Paying for housing is becoming tougher and tougher for people aged 65 and over, new research from The Retirement Commission has found.
Treasury figures show for 40% of people aged 65 and over, New Zealand super is their only source of income.
For superannuitants who are still renting, they are likely to be spending 40% or more of their income on housing.
It’s even worse for those who have mortgages. Eighty per cent spend more than 40% on housing costs and more than half spend over 80% on paying for housing.
It was not always like this. In 1986, 87% of those aged over 60 were mortgage-free and living the dream retirement lifestyle.

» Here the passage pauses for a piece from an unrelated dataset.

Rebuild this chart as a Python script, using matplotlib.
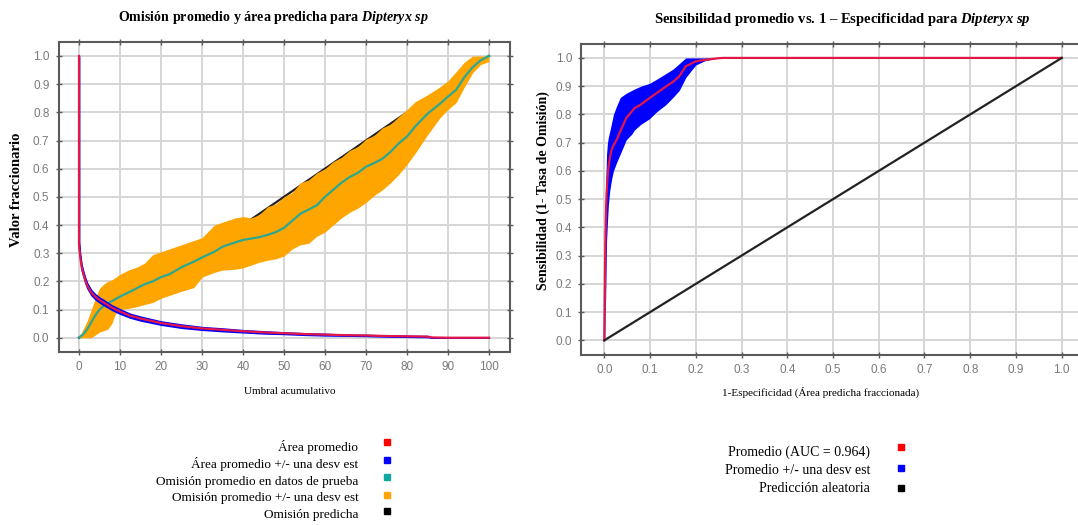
import matplotlib
matplotlib.use("Agg")
import matplotlib.pyplot as plt
from matplotlib.lines import Line2D

# ---------------- data ----------------
# Left chart: omission / predicted area vs cumulative threshold
area_x = [0, 0, 0.2, 0.4, 0.65, 1, 1.5, 2, 3, 4, 5, 6, 8, 10, 12.5, 15, 20, 25, 30, 35, 40,
          45, 50, 55, 60, 65, 70, 75, 80, 85, 86, 90, 95, 100]
area_mean = [1.0, 0.33, 0.30, 0.275, 0.25, 0.23, 0.205, 0.185, 0.16, 0.145, 0.134, 0.125, 0.107,
             0.093, 0.078, 0.068, 0.052, 0.041, 0.033, 0.028, 0.023, 0.019, 0.016, 0.013, 0.011,
             0.009, 0.008, 0.006, 0.005, 0.004, 0.001, 0.0, 0.0, 0.0]
area_sd = [0.0, 0.009, 0.009, 0.009, 0.009, 0.009, 0.009, 0.009, 0.009, 0.009, 0.009, 0.009, 0.008,
           0.008, 0.007, 0.007, 0.006, 0.006, 0.005, 0.005, 0.004, 0.004, 0.003, 0.003, 0.003,
           0.002, 0.002, 0.002, 0.002, 0.002, 0.001, 0.0, 0.0, 0.0]

omission_x = [0, 1, 2, 3, 4, 5, 6, 7, 8, 9, 10, 12, 14, 16, 18, 20, 22, 25, 28, 30, 33, 35, 38,
              40, 42, 44, 46, 48, 50, 52, 54, 56, 58, 60, 62, 64, 66, 68, 70, 72, 74, 76, 78, 80,
              82, 85, 88, 90, 92, 94, 96, 98, 100]
omission_mean = [0, 0.012, 0.03, 0.055, 0.08, 0.1, 0.113, 0.122, 0.13, 0.138, 0.146, 0.16, 0.175,
                 0.19, 0.2, 0.215, 0.225, 0.25, 0.27, 0.285, 0.305, 0.323, 0.338,
                 0.347, 0.352, 0.357, 0.365, 0.375, 0.39, 0.415, 0.44, 0.455, 0.47, 0.5, 0.525,
                 0.55, 0.57, 0.585, 0.607, 0.62, 0.635, 0.66, 0.69, 0.714,
                 0.75, 0.795, 0.83, 0.856, 0.88, 0.925, 0.96, 0.985, 1.0]
omission_upper = [0, 0.03, 0.06, 0.1, 0.14, 0.175, 0.19, 0.2, 0.205, 0.215, 0.225, 0.24, 0.25,
                  0.265, 0.295, 0.305, 0.315, 0.33, 0.345, 0.355, 0.4, 0.41, 0.425,
                  0.43, 0.425, 0.437, 0.465, 0.475, 0.5, 0.515, 0.55, 0.56, 0.585, 0.6, 0.625,
                  0.64, 0.665, 0.678, 0.705, 0.718, 0.745, 0.758, 0.785, 0.81,
                  0.838, 0.862, 0.89, 0.912, 0.945, 0.978, 1.0, 1.0, 1.0]
omission_lower = [0, 0, 0, 0, 0.01, 0.02, 0.025, 0.03, 0.05, 0.09, 0.1, 0.104, 0.11, 0.118, 0.125,
                  0.14, 0.15, 0.165, 0.178, 0.215, 0.232, 0.24, 0.243,
                  0.248, 0.258, 0.268, 0.275, 0.28, 0.29, 0.315, 0.33, 0.335, 0.36, 0.375, 0.4,
                  0.425, 0.445, 0.46, 0.48, 0.505, 0.525, 0.55, 0.58, 0.615,
                  0.655, 0.72, 0.78, 0.81, 0.835, 0.89, 0.94, 0.97, 0.98]
predicted_x = [0, 100]
predicted_omission = [0, 1]

# Right chart: ROC
roc_fpr = [0, 0.001, 0.002, 0.003, 0.004, 0.005, 0.007, 0.009, 0.012, 0.016, 0.02, 0.027, 0.035,
           0.048, 0.06, 0.066, 0.08, 0.099, 0.115, 0.135, 0.15, 0.164, 0.178, 0.19, 0.2, 0.22,
           0.25, 0.26, 1.0]
roc_mean = [0, 0.15, 0.3, 0.4, 0.47, 0.52, 0.57, 0.61, 0.645, 0.675, 0.69, 0.71, 0.74, 0.787, 0.81,
            0.822, 0.835, 0.858, 0.876, 0.899, 0.915, 0.935, 0.97, 0.98, 0.988, 0.993, 0.999, 1.0,
            1.0]
roc_upper = [0, 0.2, 0.4, 0.55, 0.6, 0.66, 0.7, 0.72, 0.74, 0.77, 0.8, 0.83, 0.86, 0.875, 0.885,
             0.89, 0.9, 0.91, 0.925, 0.945, 0.96, 0.98, 1.0, 1.0, 1.0, 1.0, 1.0, 1.0, 1.0]
roc_lower = [0, 0.0, 0.1, 0.15, 0.25, 0.35, 0.42, 0.48, 0.53, 0.57, 0.6, 0.63, 0.66, 0.71, 0.73,
             0.745, 0.765, 0.785, 0.81, 0.835, 0.86, 0.885, 0.93, 0.955, 0.975, 0.99, 1.0, 1.0, 1.0]
random_x = [0, 1]
random_y = [0, 1]

left_ticks_x = list(range(0, 101, 10))
ticks_y = [i / 10 for i in range(11)]
right_ticks_x = [i / 10 for i in range(11)]

legend_left_labels = ["Área promedio", "Área promedio +/- una desv est",
                      "Omisión promedio en datos de prueba", "Omisión promedio +/- una desv est",
                      "Omisión predicha"]
legend_left_colors = ["#ff0000", "#0000ff", "#10a8a0", "#ffa500", "#000000"]
legend_right_labels = ["Promedio (AUC = 0.964)", "Promedio +/- una desv est", "Predicción aleatoria"]
legend_right_colors = ["#ff0000", "#0000ff", "#000000"]

# ---------------- style ----------------
W, H = 1078, 525
SERIF = "Liberation Serif"
plt.rcParams["mathtext.fontset"] = "custom"
plt.rcParams["mathtext.it"] = "Liberation Serif:italic:bold"
plt.rcParams["mathtext.rm"] = "Liberation Serif:bold"

fig = plt.figure(figsize=(W / 100, H / 100), dpi=100)
fig.patch.set_facecolor("white")

RED = "#e3164a"
BLUE = "#0000ff"
TEAL = "#2aa894"
ORANGE = "#ffa500"
GRID = "#d6d6d6"
SPINE = "#5a5a5a"
TICKC = "#7a7a7a"


def px_axes(left, top, right, bottom):
    return fig.add_axes([left / W, 1 - bottom / H, (right - left) / W, (bottom - top) / H])


def style(ax):
    ax.grid(True, color=GRID, linewidth=1.4)
    ax.set_axisbelow(True)
    for s in ax.spines.values():
        s.set_color(SPINE)
        s.set_linewidth(1.5)
    ax.tick_params(direction="inout", length=5, width=1, color=SPINE, labelcolor=TICKC,
                   labelsize=8.5, top=True, right=True, pad=4)
    for lab in ax.get_xticklabels() + ax.get_yticklabels():
        lab.set_fontfamily("Liberation Sans")


# ---------------- left chart ----------------
ax1 = px_axes(58.5, 41.9, 509.5, 351.8)
ax1.plot(predicted_x, predicted_omission, color="#222222", linewidth=1.6, zorder=2)
ax1.fill_between(omission_x, omission_lower, omission_upper, color=ORANGE, linewidth=0, zorder=3)
ax1.plot(omission_x, omission_mean, color=TEAL, linewidth=1.6, zorder=4)
a_lo = [m - s for m, s in zip(area_mean, area_sd)]
a_hi = [m + s for m, s in zip(area_mean, area_sd)]
ax1.fill_between(area_x, a_lo, a_hi, color=BLUE, linewidth=1.0, edgecolor=BLUE, zorder=5)
ax1.plot(area_x, area_mean, color=RED, linewidth=1.6, zorder=6)
ax1.set_xlim(-5, 105)
ax1.set_ylim(-0.05, 1.05)
ax1.set_xticks(left_ticks_x)
ax1.set_yticks(ticks_y)
ax1.set_xticklabels([str(t) for t in left_ticks_x])
ax1.set_yticklabels([f"{t:.1f}" for t in ticks_y])
ax1.tick_params(labelright=False, labeltop=False)
style(ax1)

# ---------------- right chart ----------------
ax2 = px_axes(581.4, 43.8, 1084.6, 354.5)
ax2.fill_between(roc_fpr, roc_lower, roc_upper, color=BLUE, linewidth=0, zorder=3)
ax2.plot(roc_fpr, roc_mean, color=RED, linewidth=1.6, zorder=4)
ax2.plot(random_x, random_y, color="#222222", linewidth=1.6, zorder=5)
ax2.set_xlim(-0.05, 1.05)
ax2.set_ylim(-0.05, 1.05)
ax2.set_xticks(right_ticks_x)
ax2.set_yticks(ticks_y)
ax2.set_xticklabels([f"{t:.1f}" for t in right_ticks_x])
ax2.set_yticklabels([f"{t:.1f}" for t in ticks_y])
ax2.tick_params(labelright=False, labeltop=False)
style(ax2)

# ---------------- texts ----------------
def ftext(x, y, s, **kw):
    return fig.text(x / W, 1 - y / H, s, **kw)


ftext(273, 17, r"Omisión promedio y área predicha para $Dipteryx\ sp$", ha="center", va="center",
      fontfamily=SERIF, fontweight="bold", fontsize=10.1)
ftext(842, 20, r"Sensibilidad promedio vs. 1 – Especificidad para $Dipteryx\ sp$", ha="center",
      va="center", fontfamily=SERIF, fontweight="bold", fontsize=10.5)
ftext(17, 190, "Valor fraccionario", rotation=90, ha="center", va="center",
      fontfamily=SERIF, fontweight="bold", fontsize=10.5)
ftext(543, 191, "Sensibilidad (1- Tasa de Omisión)", rotation=90, ha="center", va="center",
      fontfamily=SERIF, fontweight="bold", fontsize=10)
ftext(290, 392, "Umbral acumulativo", ha="center", va="center", fontfamily=SERIF, fontsize=8)
ftext(821, 392, "1-Especificidad (Área predicha fraccionada)", ha="center", va="center",
      fontfamily=SERIF, fontsize=8)

# legends
left_text_y = [446.7, 464.3, 481.7, 498.3, 515]
left_mark_y = [442.3, 460, 477.3, 495.3, 511.3]
for lab, col, ty, my in zip(legend_left_labels, legend_left_colors, left_text_y, left_mark_y):
    ftext(358.3, ty, lab, ha="right", va="center", fontfamily=SERIF, fontsize=9.5)
    fig.add_artist(Line2D([387.3 / W], [1 - my / H], marker="s", markersize=5, color=col,
                          linestyle="none", transform=fig.transFigure))

right_text_y = [452.7, 470, 488.3]
right_mark_y = [446.7, 467.7, 488.3]
for lab, col, ty, my in zip(legend_right_labels, legend_right_colors, right_text_y, right_mark_y):
    ftext(870, ty, lab, ha="right", va="center", fontfamily=SERIF, fontsize=10)
    fig.add_artist(Line2D([901 / W], [1 - my / H], marker="s", markersize=5, color=col,
                          linestyle="none", transform=fig.transFigure))

fig.savefig("out.png", dpi=100)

Fast forward a few decades and life has changed, with even those just about to retire worried about their future.
Throwing back to 1986, just 13% were renting, compared to 20% now.

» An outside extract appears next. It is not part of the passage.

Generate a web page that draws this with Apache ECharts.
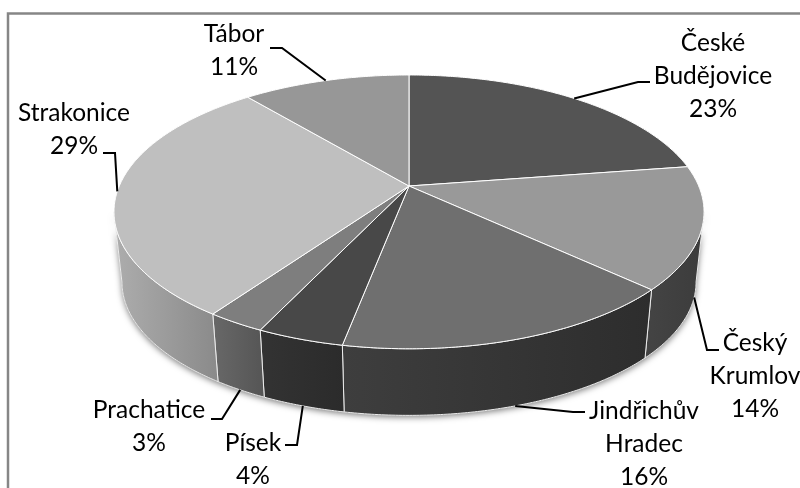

This study’s author, Dr Suzy Morrissey, believes there will be a 100% increase in those renting by 2048.
“We’ve got up to 600,000 people over 65 renting by 2048, and obviously housing costs and renting have increased over recent years,” Morrissey said.
Grey Power says studies they’ve done show the same level of hardship.

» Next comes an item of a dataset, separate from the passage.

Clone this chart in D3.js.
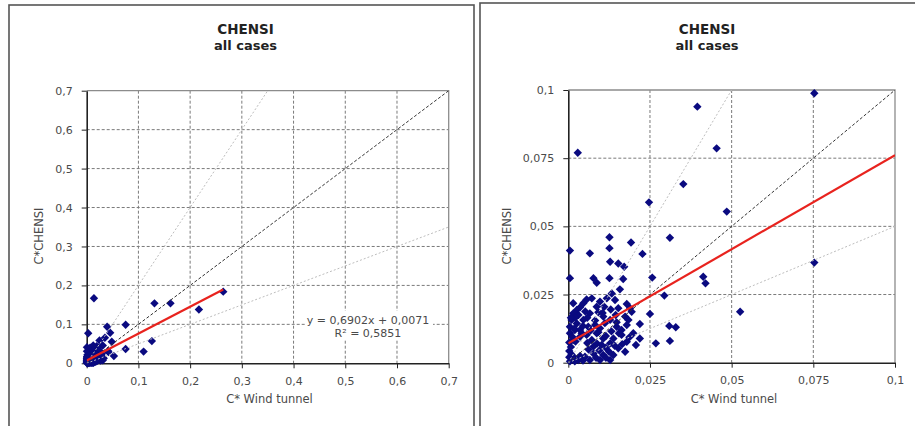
<!DOCTYPE html>
<html><head><meta charset="utf-8">
<script src="https://cdn.jsdelivr.net/npm/d3@7"></script>
<style>body{margin:0;background:#fff}svg{display:block}text{font-family:"DejaVu Sans",sans-serif}</style>
</head><body><svg id="c" width="915" height="426"></svg>
<script>
// ---- data ----
const cWindTunnel = [
0.014,0.131,0.162,0.217,0.264,0.126,0.110,
0.0753,0.0395,0.0029,0.0454,0.0352,0.0247,0.0485,0.0311,0.0126,0.0192,0.0005,0.0126,0.0066,0.0227,0.0128,0.0153,0.0171,0.0753,0.0005,0.0077,0.0087,0.0126,0.0168,0.0257,0.0413,0.042,0.0158,0.0133,0.0294,0.0526,0.025,0.0179,0.0189,0.0219,0.0309,0.0329,0.0311,0.0268,0.0207,0.0187,0.0155,
0.0056,0.0072,0.0046,0.0036,0.0026,0.0118,0.0097,0.0143,0.0153,0.0194,0.0174,0.0184,0.0179,0.0163,0.0148,0.0128,0.0107,0.0066,0.0199,0.0219,0.0179,0.0153,0.0128,0.0107,0.0087,0.0138,0.0163,0.0174,0.0138,0.0107,0.0077,0.0051,0.0015,0.0005,0.0015,0.0003,0.0003,0.0003,0.0036,0.0056,0.0072,0.0077,0.0031,0.0066,0.0097,0.0128,0.001,0.0026,0.0046,0.0031,0.0015,0.0005,0.0036,0.0061,0.0082,0.0097,0.0015,0.0087,
0.0005,0.001,0.002,0.0045,0.0085,0.0115,0.0095,0.0115,0.0125,0.0062,0.0008,0.0012,0.002,0.0045,0.0058,0.0082,0.0092,0.011,0.013,0.0145,0.0112,0.0132,0.0148,0.0088,0.0102,0.0115,
0.0021,0.0041,0.0008,0.0014,0.0068,0.0092,0.0052,0.0105,0.0022,0.0036,0.0018,0.0058,0.0142,0.0165
];
const cChensi = [
0.167,0.154,0.154,0.138,0.184,0.057,0.030,
0.0988,0.0939,0.077,0.0786,0.0655,0.0588,0.0554,0.0458,0.046,0.0441,0.0411,0.042,0.0401,0.0399,0.037,0.0364,0.0352,0.0367,0.031,0.031,0.0293,0.031,0.0307,0.0312,0.0315,0.0291,0.0269,0.0254,0.0246,0.0187,0.0179,0.0215,0.02,0.0142,0.0135,0.013,0.008,0.0071,0.0065,0.0093,0.0108,
0.0232,0.0236,0.0218,0.0203,0.0193,0.0236,0.0224,0.023,0.02,0.0187,0.0169,0.0157,0.0138,0.012,0.0132,0.0157,0.0169,0.0181,0.0108,0.0089,0.0077,0.0053,0.0071,0.0089,0.0108,0.0089,0.0102,0.004,0.0028,0.0028,0.0034,0.0022,0.0022,0.0108,0.0083,0.0074,0.0043,0.002,0.0095,0.0102,0.0083,0.0059,0.001,0.001,0.001,0.001,0.0157,0.0144,0.0157,0.0175,0.0181,0.0132,0.012,0.0132,0.0138,0.0126,0.0218,0.0205,
0.0005,0.003,0.0005,0.0008,0.0018,0.0018,0.0045,0.0055,0.004,0.0048,0.0058,0.0095,0.012,0.0135,0.0165,0.0155,0.0185,0.0205,0.0195,0.0175,0.0145,0.0115,0.0148,0.007,0.0065,0.0098,
0.0165,0.0108,0.0165,0.0012,0.0118,0.0112,0.0188,0.0182,0.0078,0.0025,0.0125,0.0072,0.0062,0.0068
];
const trendSlope = 0.6902, trendIntercept = 0.0071;
const equationLines = ["y = 0,6902x + 0,0071", "R\u00B2 = 0,5851"];
const refFactors = [2, 1, 0.5];
const leftTicks = [0,0.1,0.2,0.3,0.4,0.5,0.6,0.7];
const leftTickLabels = ["0","0,1","0,2","0,3","0,4","0,5","0,6","0,7"];
const rightTicks = [0,0.025,0.05,0.075,0.1];
const rightTickLabels = ["0","0,025","0,05","0,075","0,1"];
const chartTitle = "CHENSI", chartSubtitle = "all cases";
const xTitle = "C* Wind tunnel", yTitle = "C*CHENSI";

const svg = d3.select("#c");
const pts = cWindTunnel.map((x,i)=>({x, y:cChensi[i]}));

// panel frames
svg.append("rect").attr("x",9).attr("y",5).attr("width",465).attr("height",440)
  .attr("fill","none").attr("stroke","#555").attr("stroke-width",1.6);
svg.append("rect").attr("x",480).attr("y",3).attr("width",460).attr("height",440)
  .attr("fill","none").attr("stroke","#555").attr("stroke-width",1.6);

function panel(o){
  const g = svg.append("g");
  const max = o.ticks[o.ticks.length-1];
  const x = d3.scaleLinear().domain([0,max]).range([o.x0,o.x1]);
  const y = d3.scaleLinear().domain([0,max]).range([o.y1,o.y0]);
  const id = "clip"+o.id;
  svg.append("clipPath").attr("id",id).append("rect")
    .attr("x",o.x0).attr("y",o.y0).attr("width",o.x1-o.x0).attr("height",o.y1-o.y0);

  // gridlines
  const inner = o.ticks.slice(1,-1);
  g.selectAll(".gv").data(inner).join("line")
    .attr("x1",d=>x(d)).attr("x2",d=>x(d)).attr("y1",o.y0).attr("y2",o.y1)
    .attr("stroke","#7a7a7a").attr("stroke-dasharray","3,2");
  g.selectAll(".gh").data(inner).join("line")
    .attr("y1",d=>y(d)).attr("y2",d=>y(d)).attr("x1",o.x0).attr("x2",o.x1)
    .attr("stroke","#7a7a7a").attr("stroke-dasharray","3,2");
  // top/right border
  g.append("path").attr("d",`M${o.x0},${o.y0}H${o.x1}V${o.y1}`)
    .attr("fill","none").attr("stroke","#8c8c8c").attr("stroke-width",1.3);

  // axes
  const xa = d3.axisBottom(x).tickValues(o.ticks).tickFormat((d,i)=>o.labels[i]).tickSizeInner(5).tickSizeOuter(0).tickPadding(9);
  const ya = d3.axisLeft(y).tickValues(o.ticks).tickFormat((d,i)=>o.labels[i]).tickSizeInner(5).tickSizeOuter(0).tickPadding(9);
  const gx = g.append("g").attr("transform",`translate(0,${o.y1})`).call(xa);
  const gy = g.append("g").attr("transform",`translate(${o.x0},0)`).call(ya);
  [gx,gy].forEach(a=>{
    a.select(".domain").attr("stroke","#222").attr("stroke-width",1.6);
    a.selectAll(".tick line").attr("stroke","#222");
    a.selectAll("text").attr("font-size",11).attr("fill","#4a4a4a").attr("font-family","DejaVu Sans");
  });

  // points
  const data = pts.filter(p=>p.x<=max && p.y<=max);
  g.selectAll(".pt").data(data).join("path")
    .attr("d","M0,-4.2L4.2,0L0,4.2L-4.2,0Z")
    .attr("transform",d=>`translate(${x(d.x)},${y(d.y)})`)
    .attr("fill","#0a0a80");

  // reference lines
  const lg = g.append("g").attr("clip-path",`url(#${id})`);
  refFactors.forEach(f=>{
    const xe = f>=1 ? max/f : max;
    lg.append("line").attr("x1",x(0)).attr("y1",y(0)).attr("x2",x(xe)).attr("y2",y(xe*f))
      .attr("stroke", f===1 ? "#333" : "#bdbdbd").attr("stroke-width",1)
      .attr("stroke-dasharray", f===1 ? "3,2" : "2,2");
  });
  // trendline
  const xmax = Math.min(d3.max(cWindTunnel), max);
  lg.append("line").attr("x1",x(0)).attr("y1",y(trendIntercept))
    .attr("x2",x(xmax)).attr("y2",y(trendSlope*xmax+trendIntercept))
    .attr("stroke","#e8231e").attr("stroke-width",2.2);

  // titles
  const cx = o.titleX;
  svg.append("text").attr("x",cx).attr("y",34).attr("text-anchor","middle")
    .attr("font-size",13.5).attr("font-weight","bold").attr("fill","#222").text(chartTitle);
  svg.append("text").attr("x",cx).attr("y",49.5).attr("text-anchor","middle")
    .attr("font-size",13).attr("font-weight","bold").attr("fill","#222").text(chartSubtitle);
  svg.append("text").attr("x",o.xTitleX).attr("y",403).attr("text-anchor","middle")
    .attr("font-size",11.5).attr("fill","#4a4a4a").text(xTitle);
  svg.append("text").attr("transform",`translate(${o.yTitleX},236) rotate(-90)`).attr("text-anchor","middle")
    .attr("font-size",11.5).attr("fill","#4a4a4a").text(yTitle);

  if(o.equation){
    const eg = svg.append("g");
    eg.append("rect").attr("x",305).attr("y",311).attr("width",128).attr("height",28).attr("fill","#fff");
    equationLines.forEach((t,i)=>{
      eg.append("text").attr("x",368).attr("y",324+i*13).attr("text-anchor","middle")
        .attr("font-size",11).attr("fill","#4a4a4a").text(t);
    });
  }
}

panel({id:"L",x0:86.7,x1:448.7,y0:90.7,y1:363.3,ticks:leftTicks,labels:leftTickLabels,titleX:245.5,xTitleX:269.5,yTitleX:43,equation:true});
panel({id:"R",x0:568.3,x1:895,y0:90,y1:362.7,ticks:rightTicks,labels:rightTickLabels,titleX:707,xTitleX:734,yTitleX:511,equation:false});
</script></body></html>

“Unfortunately the most common ones that we are hearing about is cutting back on heating and cutting back on food and those are things obviously that are absolutely essential to maintaining good health for everybody, not just those in old age,” vice president Pete Matchem told 1News.
There are calls for the pension to be increased and for other help too.
“Alternatives might be to look at the accommodation supplement,” Morrissey said.
“The challenge there for older people is there’s quite a low cash asset threshold for that and that threshold hasn’t been looked at since 1993 when the accommodation supplement came in.”
No matter their age, people are being encouraged to think about saving for their retirement.